Saturday, 29 December 2007

DLF - second most valued private firm in India

Real estate giant DLF on Friday pipped Bharti Airtel to become the country's second most valued private sector company after Reliance Industries, following a surge of over five per cent in its share price.

In an overall flat market, shares of DLF rose by 5.31 per cent at the BSE to close at Rs 1,063.70 -- more than double its IPO price in less than six months of listing.

The company's market capitalisation surged to Rs 1,81,343 crore at the end of today's trading, marking a gain of about Rs 9,150 crore over the previous day. This is second highest among private sector companies after country's most valued firm RIL, which has a market cap of over Rs 4,21,000 crore.

This is estimated to have swelled DLF Chairman K P Singh's wealth to more than 40 billion dollars (about 1,60,000 crore). Last month, Singh was named as world's richest realtor with a wealth of 35 billion dollars by Forbes magazine. Forbes had calculated Singh's wealth on the basis of DLF share price on November 2, since when the scrip has gone up by 14.3 per cent.

Today's rally, which followed reports that DLF was mulling over listing its various subsidiaries, made it the country's fourth most valued firm across both private and public sector companies.

RIL is followed by two public sector companies ONGC and NTPC in the market capitalisation league at over Rs 2,62,000 and Rs 1,99,000 crore respectively.

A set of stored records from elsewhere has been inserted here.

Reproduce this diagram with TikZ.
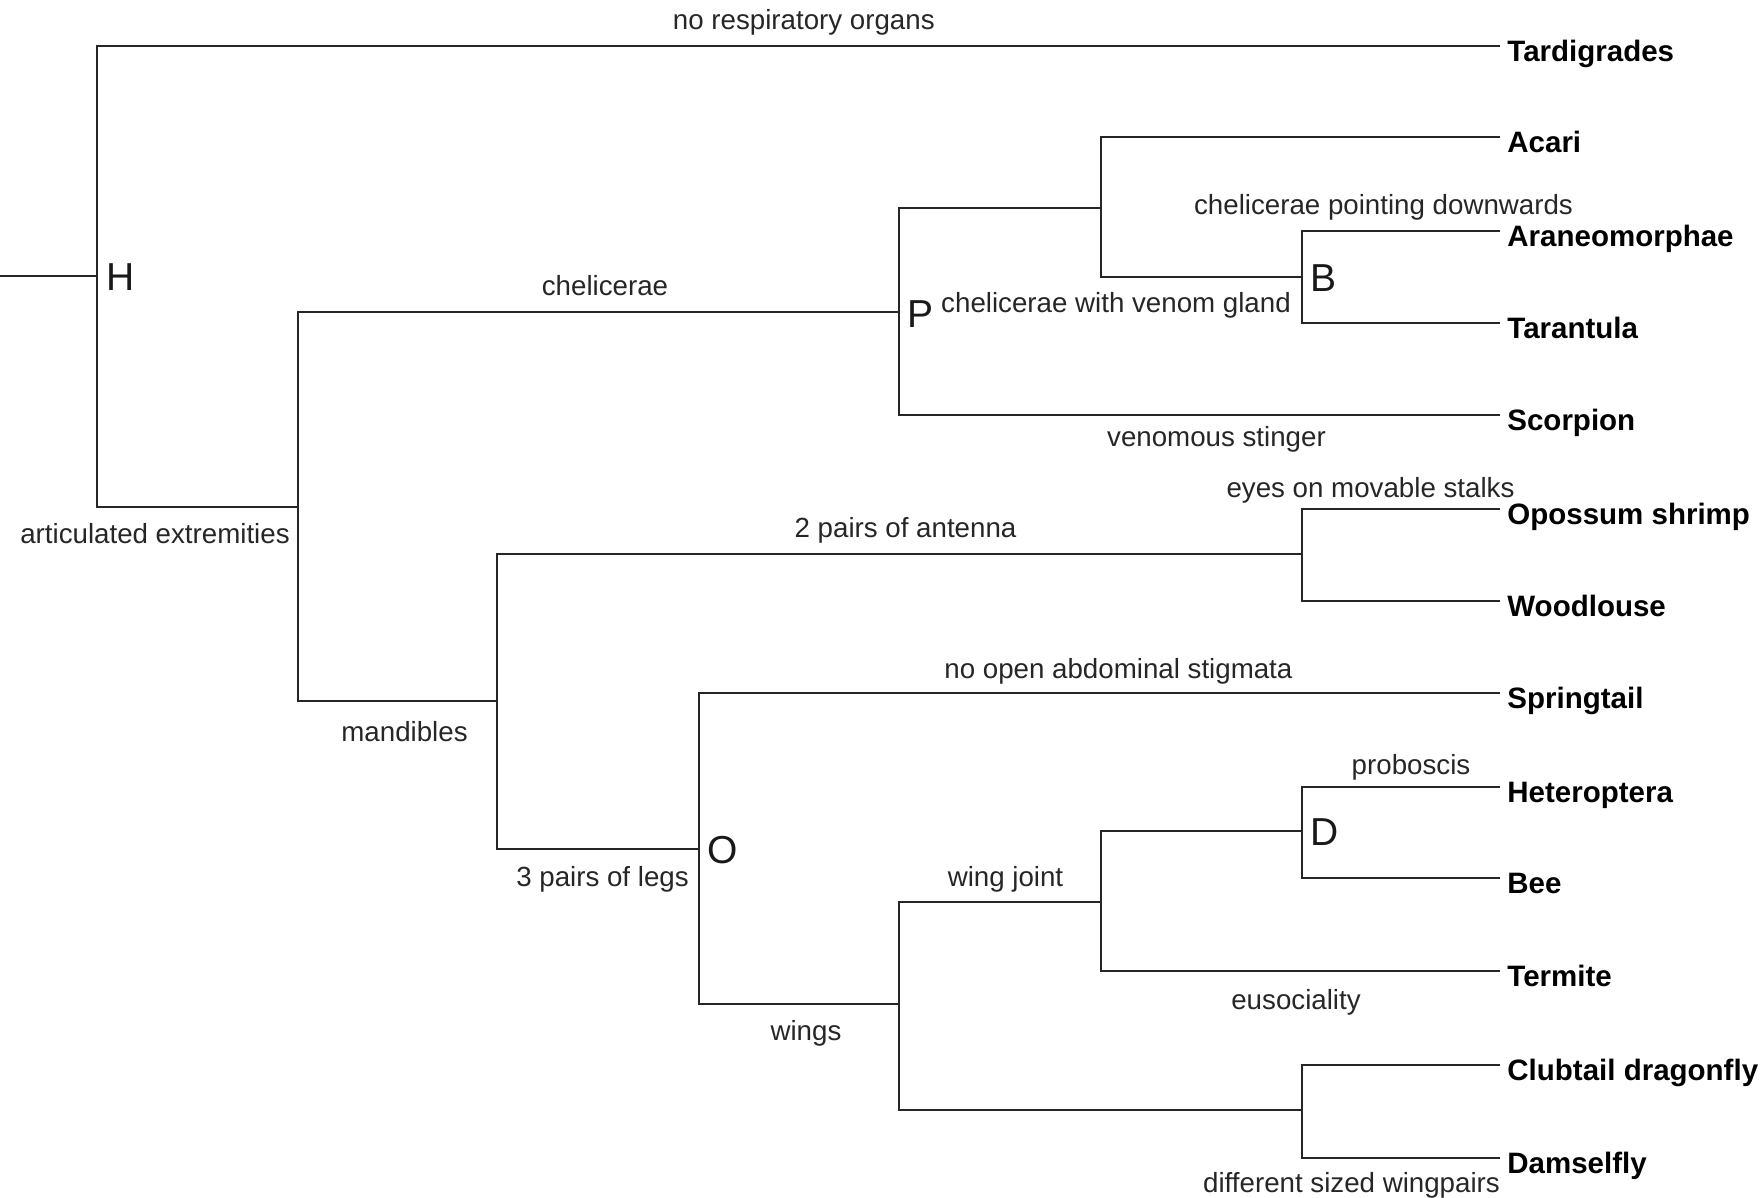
\documentclass[tikz,border=0pt]{standalone}
\usepackage{fontspec}
\setmainfont{Liberation Sans}
\begin{document}
\begin{tikzpicture}[x=0.5pt,y=-0.5pt,
  branch/.style={line width=1pt,draw=black!85,line join=miter,line cap=rect},
  lbl/.style={anchor=base,inner sep=0pt,text=black!85,font=\fontsize{13.85pt}{16pt}\selectfont},
  taxon/.style={anchor=base west,inner sep=0pt,text=black,font=\fontsize{14.75pt}{17pt}\selectfont\bfseries},
  letter/.style={anchor=west,inner sep=0pt,text=black!90,font=\fontsize{19.5pt}{22pt}\selectfont}]
\useasboundingbox (0,0) rectangle (1762,1198);
% junctions
\coordinate (root) at (1,276);
\coordinate (jH) at (96.5,276);
\coordinate (jA) at (298,507);
\coordinate (jP) at (899,312.5);
\coordinate (jAc) at (1100.5,208);
\coordinate (jB) at (1302,277);
\coordinate (jM) at (497,701);
\coordinate (jAnt) at (1302,553.6);
\coordinate (jO) at (699,849);
\coordinate (jW) at (899.4,1004);
\coordinate (jWJ) at (1100.6,902);
\coordinate (jD) at (1302,831);
\coordinate (jDf) at (1302,1110);
% leaf line ends
\coordinate (eTard) at (1499,46);
\coordinate (eAcar) at (1499,137.5);
\coordinate (eAran) at (1499,231);
\coordinate (eTara) at (1499,323);
\coordinate (eScor) at (1499,415);
\coordinate (eOpos) at (1499,509);
\coordinate (eWood) at (1499,600.8);
\coordinate (eSpri) at (1499,692.5);
\coordinate (eHete) at (1499,786.5);
\coordinate (eBee) at (1499,878);
\coordinate (eTerm) at (1499,971);
\coordinate (eClub) at (1499,1065);
\coordinate (eDams) at (1499,1158);
% branches
\draw[branch] (root) -- (jH);
\draw[branch] (jH) |- (eTard);
\draw[branch] (jH) |- (jA);
\draw[branch] (jA) |- (jP);
\draw[branch] (jA) |- (jM);
\draw[branch] (jP) |- (jAc);
\draw[branch] (jP) |- (eScor);
\draw[branch] (jAc) |- (eAcar);
\draw[branch] (jAc) |- (jB);
\draw[branch] (jB) |- (eAran);
\draw[branch] (jB) |- (eTara);
\draw[branch] (jM) |- (jAnt);
\draw[branch] (jM) |- (jO);
\draw[branch] (jAnt) |- (eOpos);
\draw[branch] (jAnt) |- (eWood);
\draw[branch] (jO) |- (eSpri);
\draw[branch] (jO) |- (jW);
\draw[branch] (jW) |- (jWJ);
\draw[branch] (jW) |- (jDf);
\draw[branch] (jWJ) |- (jD);
\draw[branch] (jWJ) |- (eTerm);
\draw[branch] (jD) |- (eHete);
\draw[branch] (jD) |- (eBee);
\draw[branch] (jDf) |- (eClub);
\draw[branch] (jDf) |- (eDams);
% taxa
\node[taxon] (Tard) at (1507,61.5) {Tardigrades};
\node[taxon] (Acar) at (1507,153) {Acari};
\node[taxon] (Aran) at (1507,246.5) {Araneomorphae};
\node[taxon] (Tara) at (1507,338.5) {Tarantula};
\node[taxon] (Scor) at (1507,430.5) {Scorpion};
\node[taxon] (Opos) at (1507,524.5) {Opossum shrimp};
\node[taxon] (Wood) at (1507,616.3) {Woodlouse};
\node[taxon] (Spri) at (1507,708) {Springtail};
\node[taxon] (Hete) at (1507,802) {Heteroptera};
\node[taxon] (Bee) at (1507,893.5) {Bee};
\node[taxon] (Term) at (1507,986.5) {Termite};
\node[taxon] (Club) at (1507,1080.5) {Clubtail dragonfly};
\node[taxon] (Dams) at (1507,1173.5) {Damselfly};
% node letters
\node[letter] (LH) at (106,277) {H};
\node[letter] (LP) at (907,314) {P};
\node[letter] (LB) at (1310,278) {B};
\node[letter] (LO) at (707,850) {O};
\node[letter] (LD) at (1310,832) {D};
% character labels
\node[lbl] (c1) at (803.8,29.6) {no respiratory organs};
\node[lbl] (c2) at (605,296) {chelicerae};
\node[lbl] (c3) at (155,543) {articulated extremities};
\node[lbl] (c4) at (1383.5,215) {chelicerae pointing downwards};
\node[lbl] (c5) at (1116,313) {chelicerae with venom gland};
\node[lbl] (c6) at (1216.5,446) {venomous stinger};
\node[lbl] (c7) at (1370.5,497.5) {eyes on movable stalks};
\node[lbl] (c8) at (905.5,537) {2 pairs of antenna};
\node[lbl] (c9) at (404.5,741.7) {mandibles};
\node[lbl] (c10) at (1118.4,678) {no open abdominal stigmata};
\node[lbl] (c11) at (1411,774) {proboscis};
\node[lbl] (c12) at (602.5,886.7) {3 pairs of legs};
\node[lbl] (c13) at (1005.5,886) {wing joint};
\node[lbl] (c14) at (1296,1009) {eusociality};
\node[lbl] (c15) at (806,1040) {wings};
\node[lbl] (c16) at (1351.5,1192.4) {different sized wingpairs};
\end{tikzpicture}
\end{document}
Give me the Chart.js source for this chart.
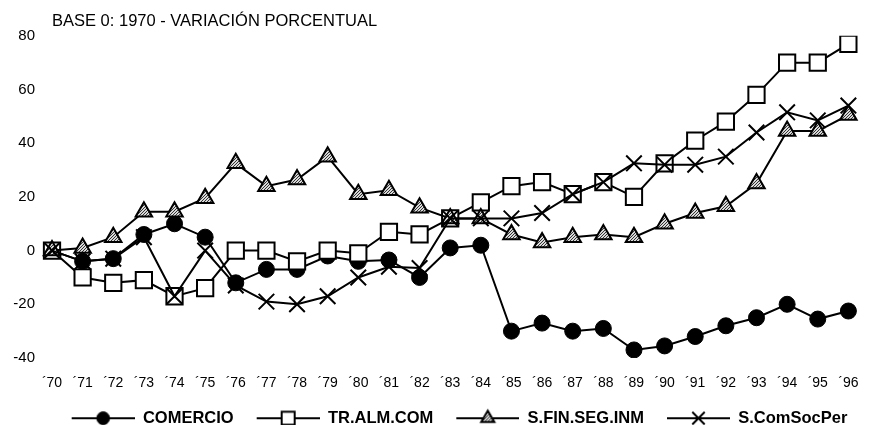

DLF was followed by telecom major Bharti Airtel as the country's fifth most valued company with a market value of Rs 1,78,530 crore.

Earlier in the day, shares of DLF touched a life-time high of Rs 1,072.

The surge in DLF shares came along with a sharp rally in other real estate stocks as well, although the benchmark Sensex closed on a flat note with a fall of 9.77 points.

Among the 14 stocks in the BSE realty index, only Phoenix Mills closed in the red (down 1.02 per cent), while Unitech, Omaxe, Parsvnath, Akruti City, Hdil and Peninsula Land rose between 4-8 per cent each.